El pasado mes de marzo, durante su visita de un día a Milán, el Papa dedicó tres horas a la gigantesca cárcel de San Vittore, donde fue recorriendo las galerías de las presas jóvenes con niños, las de mujeres, las de delincuentes normales e incluso la galería «protegida» que custodia a policías, transexuales y pedófilos en peligro de agresión por otros internos.
Francisco saludó uno por uno, con un apretón de manos o un abrazo, a los dos mil internos. Les confesó que había ido a verles porque «Jesús ha dicho: ‘Estaba en la cárcel y vinisteis a visitarme’. Vosotros sois para mí Jesús, sois mis hermanos. El Señor os ama tanto como a mí. Somos hermanos pecadores».
Pocas personas saben que muchos domingos el Papa llama por teléfono a detenidos que le escriben desde muchos países. Quiere mantener su esperanza y facilitar su reinserción. No tolera que los sistemas carcelarios empeoren a los internos.

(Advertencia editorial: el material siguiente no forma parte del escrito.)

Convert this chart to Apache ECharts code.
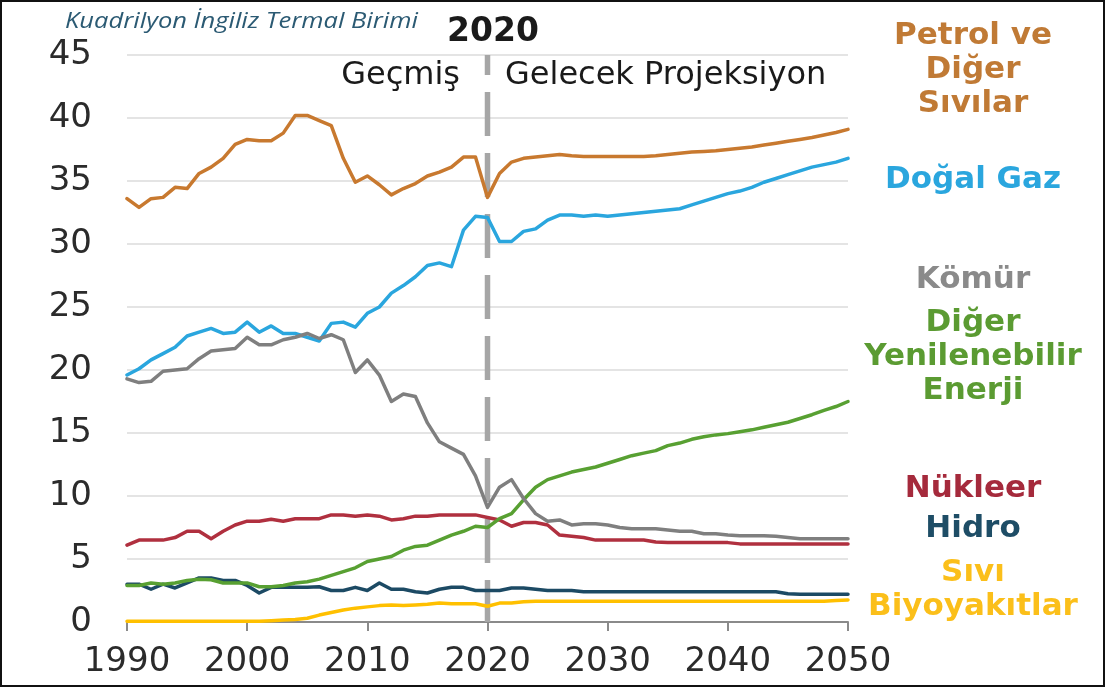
<!DOCTYPE html>
<html>
<head>
<meta charset="utf-8">
<script src="https://cdn.jsdelivr.net/npm/echarts@6/dist/echarts.min.js"></script>
<style>
  html, body { margin: 0; padding: 0; background: #fff; }
  #chart { width: 1105px; height: 687px; }
</style>
</head>
<body>
<div id="chart"></div>
<script>
// years 1990..2050, one value per year
const startYear = 1990;
const dividerYear = 2020;

const petrol = [33.6, 32.9, 33.6, 33.7, 34.5, 34.4, 35.6, 36.1, 36.8, 37.9,
  38.3, 38.2, 38.2, 38.8, 40.2, 40.2, 39.8, 39.4, 36.8, 34.9,
  35.4, 34.7, 33.9, 34.4, 34.8, 35.4, 35.7, 36.1, 36.9, 36.9,
  33.7, 35.6, 36.5, 36.8, 36.9, 37.0, 37.1, 37.0, 36.95, 36.95,
  36.95, 36.95, 36.95, 36.95, 37.0, 37.1, 37.2, 37.3, 37.35, 37.4,
  37.5, 37.6, 37.7, 37.85, 38.0, 38.15, 38.3, 38.45, 38.65, 38.85, 39.1];

const gas = [19.6, 20.1, 20.8, 21.3, 21.8, 22.7, 23.0, 23.3, 22.9, 23.0,
  23.8, 23.0, 23.5, 22.9, 22.9, 22.6, 22.3, 23.7, 23.8, 23.4,
  24.5, 25.0, 26.1, 26.7, 27.4, 28.3, 28.5, 28.2, 31.1, 32.2,
  32.1, 30.2, 30.2, 31.0, 31.2, 31.9, 32.3, 32.3, 32.2, 32.3,
  32.2, 32.3, 32.4, 32.5, 32.6, 32.7, 32.8, 33.1, 33.4, 33.7,
  34.0, 34.2, 34.5, 34.9, 35.2, 35.5, 35.8, 36.1, 36.3, 36.5, 36.8];

const coal = [19.3, 19.0, 19.1, 19.9, 20.0, 20.1, 20.9, 21.5, 21.6, 21.7,
  22.6, 22.0, 22.0, 22.4, 22.6, 22.9, 22.5, 22.8, 22.4, 19.8,
  20.8, 19.6, 17.5, 18.1, 17.9, 15.8, 14.3, 13.8, 13.3, 11.6,
  9.1, 10.7, 11.3, 9.8, 8.6, 8.0, 8.1, 7.7, 7.8, 7.8,
  7.7, 7.5, 7.4, 7.4, 7.4, 7.3, 7.2, 7.2, 7.0, 7.0,
  6.9, 6.85, 6.85, 6.85, 6.8, 6.7, 6.6, 6.6, 6.6, 6.6, 6.6];

const renewables = [2.9, 2.9, 3.1, 3.0, 3.1, 3.3, 3.4, 3.35, 3.1, 3.1,
  3.1, 2.8, 2.8, 2.9, 3.1, 3.2, 3.4, 3.7, 4.0, 4.3,
  4.8, 5.0, 5.2, 5.7, 6.0, 6.1, 6.5, 6.9, 7.2, 7.6,
  7.5, 8.2, 8.6, 9.7, 10.7, 11.3, 11.6, 11.9, 12.1, 12.3,
  12.6, 12.9, 13.2, 13.4, 13.6, 14.0, 14.2, 14.5, 14.7, 14.85,
  14.95, 15.1, 15.25, 15.45, 15.65, 15.85, 16.15, 16.45, 16.8, 17.1, 17.5];

const nuclear = [6.1, 6.5, 6.5, 6.5, 6.7, 7.2, 7.2, 6.6, 7.2, 7.7,
  8.0, 8.0, 8.15, 8.0, 8.2, 8.2, 8.2, 8.5, 8.5, 8.4,
  8.5, 8.4, 8.1, 8.2, 8.4, 8.4, 8.5, 8.5, 8.5, 8.5,
  8.3, 8.1, 7.6, 7.9, 7.9, 7.7, 6.9, 6.8, 6.7, 6.5,
  6.5, 6.5, 6.5, 6.5, 6.35, 6.3, 6.3, 6.3, 6.3, 6.3,
  6.3, 6.2, 6.2, 6.2, 6.2, 6.2, 6.2, 6.2, 6.2, 6.2, 6.2];

const hydro = [3.0, 3.0, 2.6, 3.0, 2.7, 3.1, 3.5, 3.5, 3.3, 3.3,
  2.9, 2.3, 2.75, 2.75, 2.75, 2.75, 2.8, 2.5, 2.5, 2.75,
  2.5, 3.1, 2.6, 2.6, 2.4, 2.3, 2.6, 2.75, 2.75, 2.5,
  2.5, 2.5, 2.7, 2.7, 2.6, 2.5, 2.5, 2.5, 2.4, 2.4,
  2.4, 2.4, 2.4, 2.4, 2.4, 2.4, 2.4, 2.4, 2.4, 2.4,
  2.4, 2.4, 2.4, 2.4, 2.4, 2.25, 2.2, 2.2, 2.2, 2.2, 2.2];

const biofuels = [0.05, 0.05, 0.05, 0.05, 0.05, 0.05, 0.05, 0.05, 0.05, 0.05,
  0.05, 0.05, 0.1, 0.15, 0.2, 0.3, 0.55, 0.75, 0.95, 1.1,
  1.2, 1.3, 1.35, 1.3, 1.35, 1.4, 1.5, 1.45, 1.45, 1.45,
  1.25, 1.5, 1.5, 1.6, 1.65, 1.65, 1.65, 1.65, 1.65, 1.65,
  1.65, 1.65, 1.65, 1.65, 1.65, 1.65, 1.65, 1.65, 1.65, 1.65,
  1.65, 1.65, 1.65, 1.65, 1.65, 1.65, 1.65, 1.65, 1.65, 1.7, 1.75];

const seriesNames = ['Sıvı Biyoyakıtlar', 'Hidro', 'Nükleer', 'Diğer Yenilenebilir Enerji', 'Doğal Gaz', 'Kömür', 'Petrol ve Diğer Sıvılar'];
const seriesValues = [biofuels, hydro, nuclear, renewables, gas, coal, petrol];
const seriesColors = ['#ffc000', '#1c4a64', '#b0303f', '#58a032', '#2aa6de', '#7f7f7f', '#c8792f'];

const unitText = 'Kuadrilyon İngiliz Termal Birimi';
const pastText = 'Geçmiş';
const futureText = 'Gelecek Projeksiyon';

// right-side labels, top to bottom
const sideLabels = ['Petrol ve\nDiğer\nSıvılar', 'Doğal Gaz', 'Kömür', 'Diğer\nYenilenebilir\nEnerji', 'Nükleer', 'Hidro', 'Sıvı\nBiyoyakıtlar'];
const sideColors = ['#c07a35', '#2aa6de', '#8a8a8a', '#5b9b32', '#a52a3c', '#1e4d66', '#fbbf1a'];
const sideY = [70, 180, 280, 357, 489, 529, 590];

const toPairs = arr => arr.map((v, i) => [startYear + i, v]);

const chart = echarts.init(document.getElementById('chart'));

const lineSeries = seriesValues.map((vals, i) => ({
  name: seriesNames[i],
  type: 'line',
  data: toPairs(vals),
  symbol: 'none',
  z: 3,
  lineStyle: { color: seriesColors[i], width: 3.5, join: 'round', cap: 'round' },
  itemStyle: { color: seriesColors[i] }
}));

const dividerSeries = {
  name: 'divider',
  type: 'line',
  data: [[dividerYear, 45], [dividerYear, 0]],
  symbol: 'none',
  z: 2,
  silent: true,
  lineStyle: { color: '#a6a6a6', width: 5.5, type: [44, 17], dashOffset: 24, cap: 'butt' }
};

const sideGraphics = sideLabels.map((t, i) => ({
  type: 'text',
  x: 973,
  y: sideY[i],
  style: {
    text: t,
    fill: sideColors[i],
    font: 'bold 31px "DejaVu Sans"',
    textAlign: 'center',
    align: 'center',
    textVerticalAlign: 'middle',
    verticalAlign: 'middle',
    lineHeight: 34
  }
}));

chart.setOption({
  animation: false,
  grid: { left: 127, right: 257, top: 55, bottom: 65 },
  xAxis: {
    type: 'value',
    min: 1990,
    max: 2050,
    interval: 10,
    splitLine: { show: false },
    axisLine: { show: true, lineStyle: { color: '#8a8a8a', width: 2 } },
    axisTick: { show: true, length: 9, lineStyle: { color: '#8a8a8a', width: 2 } },
    axisLabel: {
      margin: 23,
      fontSize: 34,
      fontFamily: 'DejaVu Sans',
      color: '#2b2b2b',
      formatter: v => String(v)
    }
  },
  yAxis: {
    type: 'value',
    min: 0,
    max: 45,
    interval: 5,
    axisLine: { show: false },
    axisTick: { show: false },
    splitLine: { lineStyle: { color: '#e4e4e4', width: 2 } },
    axisLabel: {
      margin: 35,
      fontSize: 34,
      fontFamily: 'DejaVu Sans',
      color: '#2b2b2b'
    }
  },
  series: [dividerSeries].concat(lineSeries),
  graphic: [
    {
      type: 'text', x: 65, y: 22, scaleX: 1.16,
      style: { text: unitText, fill: '#2b5a73', font: 'italic 22px "Open Sans"',
        textAlign: 'left', align: 'left', textVerticalAlign: 'middle', verticalAlign: 'middle' }
    },
    {
      type: 'text', x: 493, y: 32,
      style: { text: String(dividerYear), fill: '#1a1a1a', font: 'bold 33px "DejaVu Sans"',
        textAlign: 'center', align: 'center', textVerticalAlign: 'middle', verticalAlign: 'middle' }
    },
    {
      type: 'text', x: 460, y: 76,
      style: { text: pastText, fill: '#1a1a1a', font: '32px "DejaVu Sans"',
        textAlign: 'right', align: 'right', textVerticalAlign: 'middle', verticalAlign: 'middle' }
    },
    {
      type: 'text', x: 505, y: 76,
      style: { text: futureText, fill: '#1a1a1a', font: '32px "DejaVu Sans"',
        textAlign: 'left', align: 'left', textVerticalAlign: 'middle', verticalAlign: 'middle' }
    },
    {
      type: 'rect', z: 100, silent: true,
      shape: { x: 1, y: 1, width: 1103, height: 685 },
      style: { fill: 'none', stroke: '#111', lineWidth: 2 }
    }
  ].concat(sideGraphics)
});
</script>
</body>
</html>
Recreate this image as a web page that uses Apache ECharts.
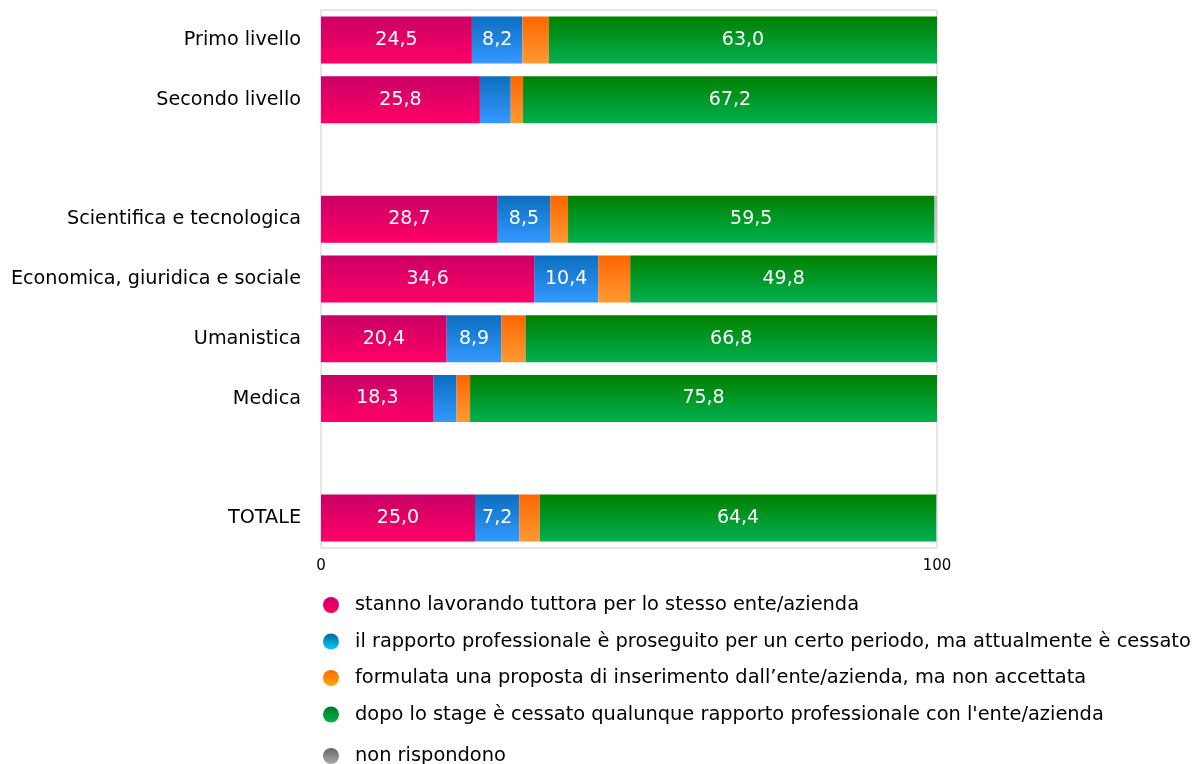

Este verano envió un videomensaje al Centro de estudiantes universitarios de Ezeiza, creado por un acuerdo con la Universidad de Buenos Aires para que los internos puedan continuar sus carreras durante los años que están en la cárcel. Les dijo que le daba «mucha alegría la existencia de este espacio de trabajo, de cultura, de progreso. Es un signo de humanidad».
En Suecia, donde la reinserción se cuida mucho, cada vez hay menos presos, se van cerrando cárceles, y las calles están más tranquilas.
A poco de der ser elegido Papa, Francisco se fue el día de Jueves Santo a una cárcel juvenil de Roma a lavar los pies a muchachos y muchachas, incluida una musulmana. En sus viajes internacionales ha visitado algunas de las peores cárceles del mundo, como la de Palmasola en Bolivia con casi cuatro mil detenidos -ancianos, hombres, mujeres y niños- a la espera de juicio. Un contraejemplo, que Francisco desea erradicar.